» **Task**
Starting from the top of the material, restate each line exactly until the line that contains "const tickValues: number[] = [0, 50];", which is also copied. Pictures are excluded.

» **Record set**
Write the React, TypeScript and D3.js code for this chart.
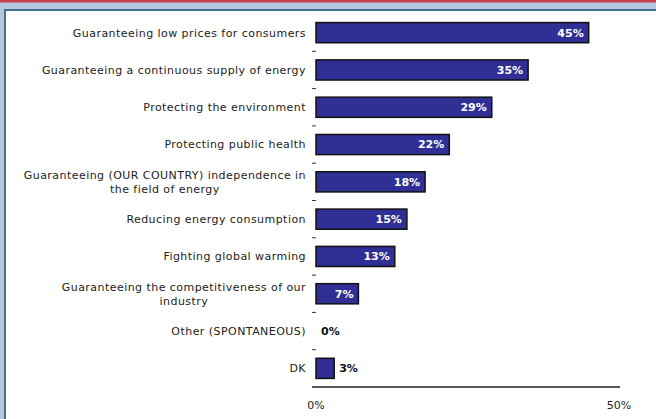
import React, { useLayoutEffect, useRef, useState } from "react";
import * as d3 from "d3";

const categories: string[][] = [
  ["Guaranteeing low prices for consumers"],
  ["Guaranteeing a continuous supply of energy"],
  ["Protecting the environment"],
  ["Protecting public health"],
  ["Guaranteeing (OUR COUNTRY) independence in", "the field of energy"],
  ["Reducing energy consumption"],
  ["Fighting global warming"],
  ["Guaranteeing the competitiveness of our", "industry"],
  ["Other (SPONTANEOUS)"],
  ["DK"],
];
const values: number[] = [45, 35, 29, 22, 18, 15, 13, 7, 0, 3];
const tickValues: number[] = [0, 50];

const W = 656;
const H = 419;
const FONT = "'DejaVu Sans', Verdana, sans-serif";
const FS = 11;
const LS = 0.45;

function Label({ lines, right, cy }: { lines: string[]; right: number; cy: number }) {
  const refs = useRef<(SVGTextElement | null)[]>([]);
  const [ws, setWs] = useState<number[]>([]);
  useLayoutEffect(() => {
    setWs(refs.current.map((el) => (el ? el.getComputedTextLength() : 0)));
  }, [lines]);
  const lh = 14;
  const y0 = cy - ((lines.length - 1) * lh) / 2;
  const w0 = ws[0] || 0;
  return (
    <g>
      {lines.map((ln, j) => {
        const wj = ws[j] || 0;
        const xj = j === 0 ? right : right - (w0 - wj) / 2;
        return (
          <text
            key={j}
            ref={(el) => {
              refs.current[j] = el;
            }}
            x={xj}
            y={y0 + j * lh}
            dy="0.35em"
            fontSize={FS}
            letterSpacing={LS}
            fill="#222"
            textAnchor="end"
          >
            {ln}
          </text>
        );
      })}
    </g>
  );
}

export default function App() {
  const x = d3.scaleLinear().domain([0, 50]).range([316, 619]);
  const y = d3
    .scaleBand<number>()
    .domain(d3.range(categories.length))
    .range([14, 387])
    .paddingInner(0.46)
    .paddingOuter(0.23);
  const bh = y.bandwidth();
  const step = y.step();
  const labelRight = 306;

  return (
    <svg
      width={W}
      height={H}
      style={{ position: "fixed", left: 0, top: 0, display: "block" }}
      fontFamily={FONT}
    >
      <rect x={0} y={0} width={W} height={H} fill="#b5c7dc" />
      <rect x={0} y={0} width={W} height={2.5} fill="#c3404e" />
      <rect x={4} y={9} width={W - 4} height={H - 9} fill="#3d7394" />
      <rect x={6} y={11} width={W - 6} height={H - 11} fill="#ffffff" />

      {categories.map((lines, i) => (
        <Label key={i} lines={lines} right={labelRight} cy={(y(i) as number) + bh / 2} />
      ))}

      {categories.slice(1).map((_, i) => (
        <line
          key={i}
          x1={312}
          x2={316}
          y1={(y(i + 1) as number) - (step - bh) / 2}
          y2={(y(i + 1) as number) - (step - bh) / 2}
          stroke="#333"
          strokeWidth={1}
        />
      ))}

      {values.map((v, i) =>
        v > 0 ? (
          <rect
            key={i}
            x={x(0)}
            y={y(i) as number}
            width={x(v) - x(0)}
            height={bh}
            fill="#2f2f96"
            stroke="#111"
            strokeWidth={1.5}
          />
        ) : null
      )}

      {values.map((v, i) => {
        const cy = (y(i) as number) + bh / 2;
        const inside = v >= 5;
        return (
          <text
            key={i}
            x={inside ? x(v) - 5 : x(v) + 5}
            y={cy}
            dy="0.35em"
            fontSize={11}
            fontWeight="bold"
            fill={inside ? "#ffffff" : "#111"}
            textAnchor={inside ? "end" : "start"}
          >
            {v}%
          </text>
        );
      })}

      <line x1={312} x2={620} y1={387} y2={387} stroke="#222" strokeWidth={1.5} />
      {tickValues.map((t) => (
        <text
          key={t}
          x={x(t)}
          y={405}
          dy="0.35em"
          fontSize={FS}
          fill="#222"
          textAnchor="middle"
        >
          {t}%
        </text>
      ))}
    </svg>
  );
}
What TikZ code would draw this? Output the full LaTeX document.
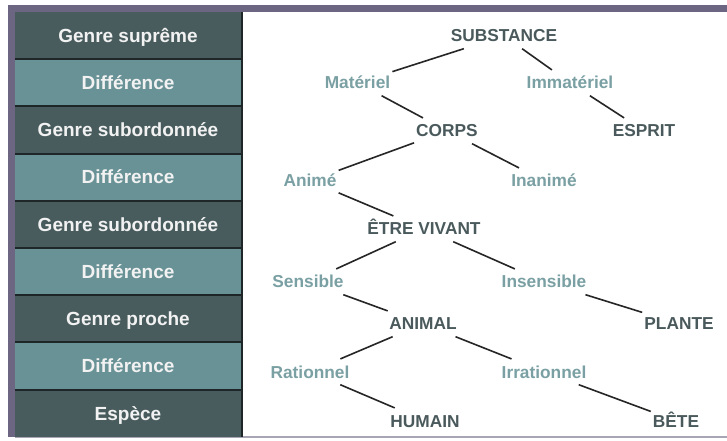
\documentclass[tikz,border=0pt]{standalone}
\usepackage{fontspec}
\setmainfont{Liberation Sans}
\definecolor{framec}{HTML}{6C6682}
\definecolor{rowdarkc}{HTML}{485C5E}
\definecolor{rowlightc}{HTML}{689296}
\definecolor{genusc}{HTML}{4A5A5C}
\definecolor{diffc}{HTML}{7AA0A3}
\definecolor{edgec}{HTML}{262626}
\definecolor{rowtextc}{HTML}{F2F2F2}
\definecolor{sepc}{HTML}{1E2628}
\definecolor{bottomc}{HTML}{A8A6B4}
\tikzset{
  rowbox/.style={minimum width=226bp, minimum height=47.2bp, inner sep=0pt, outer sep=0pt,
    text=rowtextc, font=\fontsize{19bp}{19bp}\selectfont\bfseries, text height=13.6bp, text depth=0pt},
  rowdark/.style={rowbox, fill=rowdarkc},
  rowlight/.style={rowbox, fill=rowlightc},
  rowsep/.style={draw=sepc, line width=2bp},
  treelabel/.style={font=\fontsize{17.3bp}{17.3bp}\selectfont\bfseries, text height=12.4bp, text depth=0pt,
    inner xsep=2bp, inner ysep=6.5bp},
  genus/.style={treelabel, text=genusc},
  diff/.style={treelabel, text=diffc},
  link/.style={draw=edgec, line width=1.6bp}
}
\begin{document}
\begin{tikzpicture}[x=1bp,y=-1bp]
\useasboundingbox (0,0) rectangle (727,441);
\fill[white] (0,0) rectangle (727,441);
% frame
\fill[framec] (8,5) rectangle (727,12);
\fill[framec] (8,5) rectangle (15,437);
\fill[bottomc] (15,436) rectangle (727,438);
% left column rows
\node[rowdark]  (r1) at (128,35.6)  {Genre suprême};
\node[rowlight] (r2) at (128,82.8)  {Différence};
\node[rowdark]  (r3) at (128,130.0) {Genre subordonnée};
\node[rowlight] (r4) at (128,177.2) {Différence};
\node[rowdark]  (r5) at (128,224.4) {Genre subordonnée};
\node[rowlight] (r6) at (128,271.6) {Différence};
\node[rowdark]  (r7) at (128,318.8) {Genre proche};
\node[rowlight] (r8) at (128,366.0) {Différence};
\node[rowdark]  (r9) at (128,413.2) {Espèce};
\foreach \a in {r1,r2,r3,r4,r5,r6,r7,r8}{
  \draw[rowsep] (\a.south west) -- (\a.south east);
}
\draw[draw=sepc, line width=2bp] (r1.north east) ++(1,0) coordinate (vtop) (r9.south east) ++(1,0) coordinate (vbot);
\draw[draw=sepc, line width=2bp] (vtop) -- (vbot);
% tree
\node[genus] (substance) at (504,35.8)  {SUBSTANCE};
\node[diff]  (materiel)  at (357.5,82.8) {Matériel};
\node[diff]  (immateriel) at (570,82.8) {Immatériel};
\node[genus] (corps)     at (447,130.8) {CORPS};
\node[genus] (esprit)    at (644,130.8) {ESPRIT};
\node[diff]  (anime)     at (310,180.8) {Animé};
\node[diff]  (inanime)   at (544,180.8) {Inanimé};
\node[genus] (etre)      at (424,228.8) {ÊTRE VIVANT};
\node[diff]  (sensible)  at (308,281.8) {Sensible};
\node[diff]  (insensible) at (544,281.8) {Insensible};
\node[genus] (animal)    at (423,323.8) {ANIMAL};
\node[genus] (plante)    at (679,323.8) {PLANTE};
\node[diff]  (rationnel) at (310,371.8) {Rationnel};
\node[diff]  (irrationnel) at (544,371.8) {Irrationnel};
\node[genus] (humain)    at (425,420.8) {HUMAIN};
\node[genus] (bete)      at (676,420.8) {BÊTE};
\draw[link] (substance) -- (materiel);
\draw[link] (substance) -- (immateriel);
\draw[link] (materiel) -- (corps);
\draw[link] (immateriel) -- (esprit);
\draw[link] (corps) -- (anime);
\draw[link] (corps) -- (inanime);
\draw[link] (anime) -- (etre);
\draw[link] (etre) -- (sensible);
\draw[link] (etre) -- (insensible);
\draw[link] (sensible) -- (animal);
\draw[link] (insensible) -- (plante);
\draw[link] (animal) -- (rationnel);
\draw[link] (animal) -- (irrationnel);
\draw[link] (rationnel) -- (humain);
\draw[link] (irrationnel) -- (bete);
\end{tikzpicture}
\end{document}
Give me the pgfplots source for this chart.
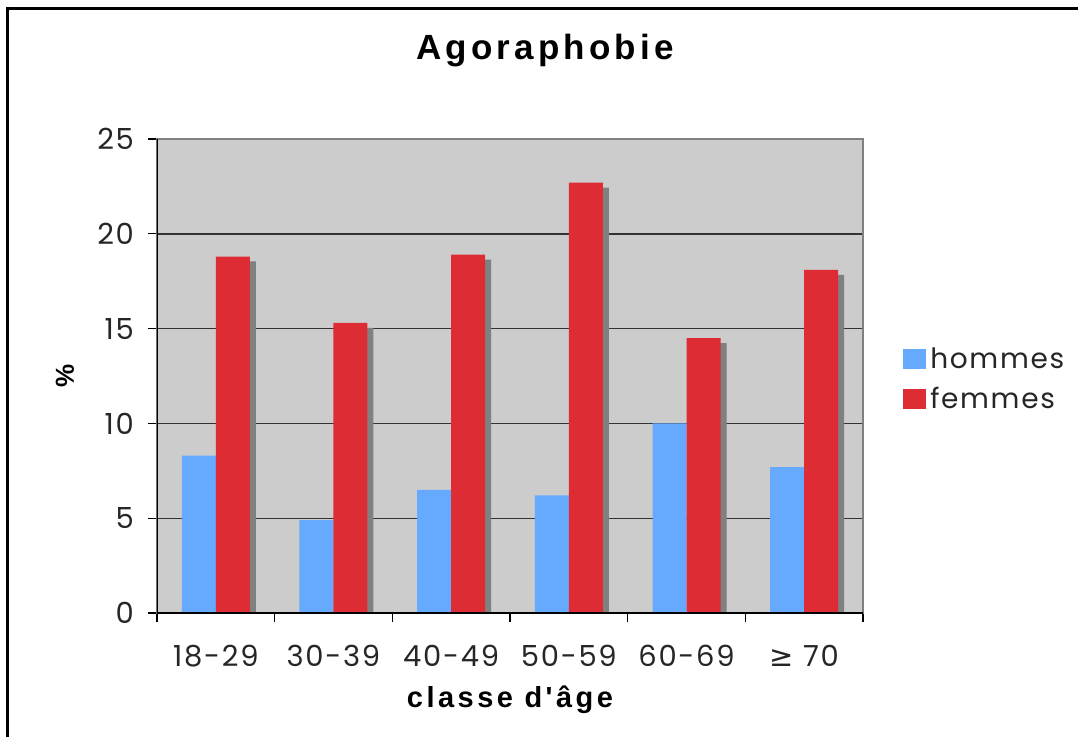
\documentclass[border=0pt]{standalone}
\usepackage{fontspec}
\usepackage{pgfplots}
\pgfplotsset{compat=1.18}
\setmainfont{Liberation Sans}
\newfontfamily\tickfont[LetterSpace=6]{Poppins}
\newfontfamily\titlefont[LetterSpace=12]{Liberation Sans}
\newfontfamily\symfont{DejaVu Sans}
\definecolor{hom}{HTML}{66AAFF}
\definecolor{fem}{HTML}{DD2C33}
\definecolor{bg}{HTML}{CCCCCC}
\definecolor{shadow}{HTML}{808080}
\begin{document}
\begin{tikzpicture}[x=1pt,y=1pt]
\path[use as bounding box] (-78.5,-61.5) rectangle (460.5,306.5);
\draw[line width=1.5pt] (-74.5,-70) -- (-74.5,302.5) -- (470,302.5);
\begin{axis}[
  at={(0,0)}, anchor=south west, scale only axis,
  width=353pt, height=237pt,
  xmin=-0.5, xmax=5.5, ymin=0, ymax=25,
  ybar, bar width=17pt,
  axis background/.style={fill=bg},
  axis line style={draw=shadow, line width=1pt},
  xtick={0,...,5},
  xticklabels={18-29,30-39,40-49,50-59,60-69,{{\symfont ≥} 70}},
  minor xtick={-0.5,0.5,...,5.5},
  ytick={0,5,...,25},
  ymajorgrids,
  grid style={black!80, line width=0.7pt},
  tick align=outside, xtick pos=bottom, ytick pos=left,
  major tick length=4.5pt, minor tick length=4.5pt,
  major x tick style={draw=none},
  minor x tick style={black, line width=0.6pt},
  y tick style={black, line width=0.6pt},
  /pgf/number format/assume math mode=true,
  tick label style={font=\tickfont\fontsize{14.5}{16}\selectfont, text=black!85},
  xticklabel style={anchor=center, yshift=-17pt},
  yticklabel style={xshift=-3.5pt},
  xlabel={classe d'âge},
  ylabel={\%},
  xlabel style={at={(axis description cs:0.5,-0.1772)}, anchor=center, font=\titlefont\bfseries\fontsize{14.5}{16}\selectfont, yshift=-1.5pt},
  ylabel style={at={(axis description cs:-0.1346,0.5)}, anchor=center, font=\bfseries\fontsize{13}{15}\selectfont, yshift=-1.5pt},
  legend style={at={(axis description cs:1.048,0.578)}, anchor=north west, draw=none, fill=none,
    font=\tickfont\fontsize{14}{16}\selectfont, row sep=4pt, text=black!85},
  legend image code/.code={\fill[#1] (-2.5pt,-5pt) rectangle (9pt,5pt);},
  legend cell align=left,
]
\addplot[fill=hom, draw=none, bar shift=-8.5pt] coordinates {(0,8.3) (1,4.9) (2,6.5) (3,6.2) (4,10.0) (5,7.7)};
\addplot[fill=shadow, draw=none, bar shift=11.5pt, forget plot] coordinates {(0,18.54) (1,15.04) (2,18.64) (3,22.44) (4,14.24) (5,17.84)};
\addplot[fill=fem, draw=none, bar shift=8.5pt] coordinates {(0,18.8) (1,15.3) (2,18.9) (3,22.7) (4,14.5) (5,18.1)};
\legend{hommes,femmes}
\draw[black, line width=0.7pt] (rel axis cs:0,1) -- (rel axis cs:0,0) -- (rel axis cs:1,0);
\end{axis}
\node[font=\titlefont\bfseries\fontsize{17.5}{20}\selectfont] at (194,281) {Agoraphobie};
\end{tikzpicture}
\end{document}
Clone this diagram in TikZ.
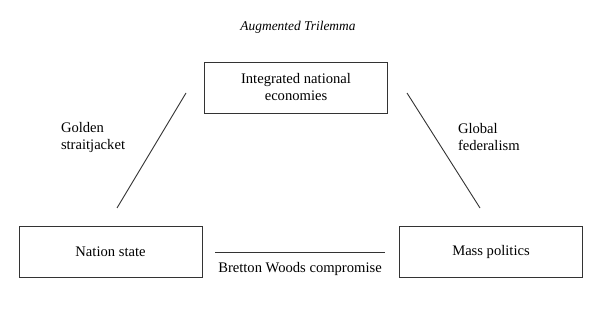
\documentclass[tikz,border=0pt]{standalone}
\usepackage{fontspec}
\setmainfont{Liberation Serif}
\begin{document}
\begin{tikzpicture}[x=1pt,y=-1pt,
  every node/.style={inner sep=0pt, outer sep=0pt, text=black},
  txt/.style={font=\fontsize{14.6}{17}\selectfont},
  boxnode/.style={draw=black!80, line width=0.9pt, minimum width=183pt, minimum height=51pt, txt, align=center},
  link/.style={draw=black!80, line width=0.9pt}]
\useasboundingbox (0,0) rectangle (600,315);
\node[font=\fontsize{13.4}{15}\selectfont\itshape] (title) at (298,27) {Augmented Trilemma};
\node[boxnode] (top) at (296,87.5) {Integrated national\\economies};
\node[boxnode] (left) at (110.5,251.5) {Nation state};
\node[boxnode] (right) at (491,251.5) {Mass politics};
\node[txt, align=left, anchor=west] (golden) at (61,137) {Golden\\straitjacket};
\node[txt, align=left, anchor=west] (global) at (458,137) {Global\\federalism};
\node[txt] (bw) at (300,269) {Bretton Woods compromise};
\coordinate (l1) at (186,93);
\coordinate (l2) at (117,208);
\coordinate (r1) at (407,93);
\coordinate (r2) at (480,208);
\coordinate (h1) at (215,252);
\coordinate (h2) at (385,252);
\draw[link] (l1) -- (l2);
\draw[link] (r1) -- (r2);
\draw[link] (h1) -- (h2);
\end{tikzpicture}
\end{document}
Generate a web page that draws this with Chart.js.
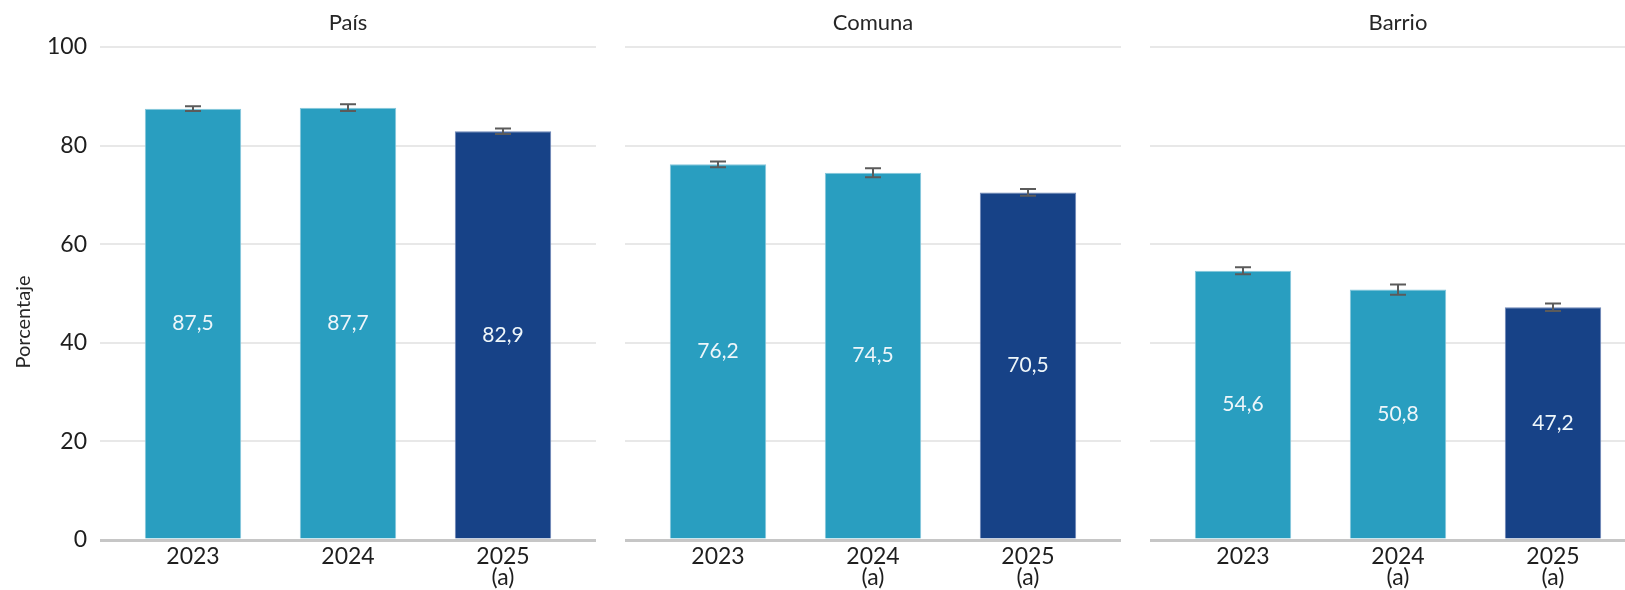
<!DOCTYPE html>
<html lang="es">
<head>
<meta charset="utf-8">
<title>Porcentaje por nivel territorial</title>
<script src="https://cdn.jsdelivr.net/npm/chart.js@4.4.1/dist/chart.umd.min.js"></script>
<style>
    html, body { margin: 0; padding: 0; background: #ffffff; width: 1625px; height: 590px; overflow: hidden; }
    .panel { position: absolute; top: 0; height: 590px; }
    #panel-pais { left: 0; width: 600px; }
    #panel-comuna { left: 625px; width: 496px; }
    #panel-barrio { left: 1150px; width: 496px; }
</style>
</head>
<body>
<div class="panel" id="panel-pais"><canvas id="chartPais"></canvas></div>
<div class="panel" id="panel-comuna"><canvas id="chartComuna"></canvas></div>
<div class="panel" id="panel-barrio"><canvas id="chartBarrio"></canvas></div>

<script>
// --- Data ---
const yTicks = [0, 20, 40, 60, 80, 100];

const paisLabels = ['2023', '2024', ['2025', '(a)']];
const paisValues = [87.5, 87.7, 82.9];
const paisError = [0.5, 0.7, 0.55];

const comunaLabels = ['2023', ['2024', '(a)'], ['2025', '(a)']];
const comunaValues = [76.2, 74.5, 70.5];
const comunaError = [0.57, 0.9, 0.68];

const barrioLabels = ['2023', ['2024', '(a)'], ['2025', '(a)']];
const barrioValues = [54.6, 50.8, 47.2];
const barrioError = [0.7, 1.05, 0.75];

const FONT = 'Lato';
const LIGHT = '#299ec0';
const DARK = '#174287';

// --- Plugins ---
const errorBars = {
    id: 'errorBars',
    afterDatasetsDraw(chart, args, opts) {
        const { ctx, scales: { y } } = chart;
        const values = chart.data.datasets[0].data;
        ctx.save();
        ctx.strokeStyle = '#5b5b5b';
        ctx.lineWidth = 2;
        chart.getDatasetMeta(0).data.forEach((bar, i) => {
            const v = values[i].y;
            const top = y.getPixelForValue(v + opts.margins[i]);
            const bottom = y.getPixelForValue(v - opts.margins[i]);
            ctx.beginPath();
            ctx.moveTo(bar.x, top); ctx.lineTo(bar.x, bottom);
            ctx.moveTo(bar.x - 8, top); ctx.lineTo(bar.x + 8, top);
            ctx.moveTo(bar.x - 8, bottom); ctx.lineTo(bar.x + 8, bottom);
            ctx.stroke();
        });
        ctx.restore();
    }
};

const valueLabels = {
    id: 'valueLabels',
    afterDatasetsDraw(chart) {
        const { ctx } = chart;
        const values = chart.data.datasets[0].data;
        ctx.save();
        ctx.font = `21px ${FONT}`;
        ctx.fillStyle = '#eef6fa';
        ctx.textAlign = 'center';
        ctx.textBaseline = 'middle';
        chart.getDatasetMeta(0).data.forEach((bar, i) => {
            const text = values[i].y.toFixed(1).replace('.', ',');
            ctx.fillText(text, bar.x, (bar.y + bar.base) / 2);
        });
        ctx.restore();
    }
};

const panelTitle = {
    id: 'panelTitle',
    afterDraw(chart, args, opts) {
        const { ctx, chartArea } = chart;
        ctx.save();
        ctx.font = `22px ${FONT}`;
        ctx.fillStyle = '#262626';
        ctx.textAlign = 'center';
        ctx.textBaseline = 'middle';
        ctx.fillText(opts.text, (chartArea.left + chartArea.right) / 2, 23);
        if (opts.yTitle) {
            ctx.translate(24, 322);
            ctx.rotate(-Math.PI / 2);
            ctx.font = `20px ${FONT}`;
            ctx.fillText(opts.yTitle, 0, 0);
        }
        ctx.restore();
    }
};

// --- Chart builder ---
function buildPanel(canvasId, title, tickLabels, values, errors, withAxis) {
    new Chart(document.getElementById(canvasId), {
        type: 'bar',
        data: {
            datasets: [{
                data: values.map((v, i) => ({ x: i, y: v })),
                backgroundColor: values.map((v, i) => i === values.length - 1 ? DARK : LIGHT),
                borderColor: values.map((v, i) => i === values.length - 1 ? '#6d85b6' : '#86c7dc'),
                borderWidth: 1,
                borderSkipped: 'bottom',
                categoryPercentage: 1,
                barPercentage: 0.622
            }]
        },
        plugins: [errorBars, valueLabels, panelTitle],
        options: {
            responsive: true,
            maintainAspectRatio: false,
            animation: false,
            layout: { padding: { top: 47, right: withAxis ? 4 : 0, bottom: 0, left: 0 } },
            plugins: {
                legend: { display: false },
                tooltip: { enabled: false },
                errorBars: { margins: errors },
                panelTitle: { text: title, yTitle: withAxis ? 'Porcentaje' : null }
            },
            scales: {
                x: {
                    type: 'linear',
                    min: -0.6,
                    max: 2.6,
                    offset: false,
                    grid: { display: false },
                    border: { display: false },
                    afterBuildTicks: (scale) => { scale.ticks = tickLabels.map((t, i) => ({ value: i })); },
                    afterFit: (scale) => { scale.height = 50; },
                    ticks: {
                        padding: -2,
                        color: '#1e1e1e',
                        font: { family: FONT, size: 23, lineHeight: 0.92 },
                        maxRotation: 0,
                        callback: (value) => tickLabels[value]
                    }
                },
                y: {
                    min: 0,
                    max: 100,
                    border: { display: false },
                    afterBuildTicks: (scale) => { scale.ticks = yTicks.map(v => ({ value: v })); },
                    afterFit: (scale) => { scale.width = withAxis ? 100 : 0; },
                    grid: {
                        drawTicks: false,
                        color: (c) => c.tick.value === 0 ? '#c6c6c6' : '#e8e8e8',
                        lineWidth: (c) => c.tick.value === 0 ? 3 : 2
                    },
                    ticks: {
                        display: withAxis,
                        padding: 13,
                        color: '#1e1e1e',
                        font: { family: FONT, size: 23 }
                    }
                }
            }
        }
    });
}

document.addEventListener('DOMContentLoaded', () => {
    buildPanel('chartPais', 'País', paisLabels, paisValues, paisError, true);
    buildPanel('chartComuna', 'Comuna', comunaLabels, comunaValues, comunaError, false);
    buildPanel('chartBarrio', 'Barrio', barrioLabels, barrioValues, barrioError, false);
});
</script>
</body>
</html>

» **Task result**
Write the React, TypeScript and D3.js code for this chart.
import React, { useLayoutEffect, useRef, useState } from "react";
import * as d3 from "d3";

const categories: string[][] = [
  ["Guaranteeing low prices for consumers"],
  ["Guaranteeing a continuous supply of energy"],
  ["Protecting the environment"],
  ["Protecting public health"],
  ["Guaranteeing (OUR COUNTRY) independence in", "the field of energy"],
  ["Reducing energy consumption"],
  ["Fighting global warming"],
  ["Guaranteeing the competitiveness of our", "industry"],
  ["Other (SPONTANEOUS)"],
  ["DK"],
];
const values: number[] = [45, 35, 29, 22, 18, 15, 13, 7, 0, 3];
const tickValues: number[] = [0, 50];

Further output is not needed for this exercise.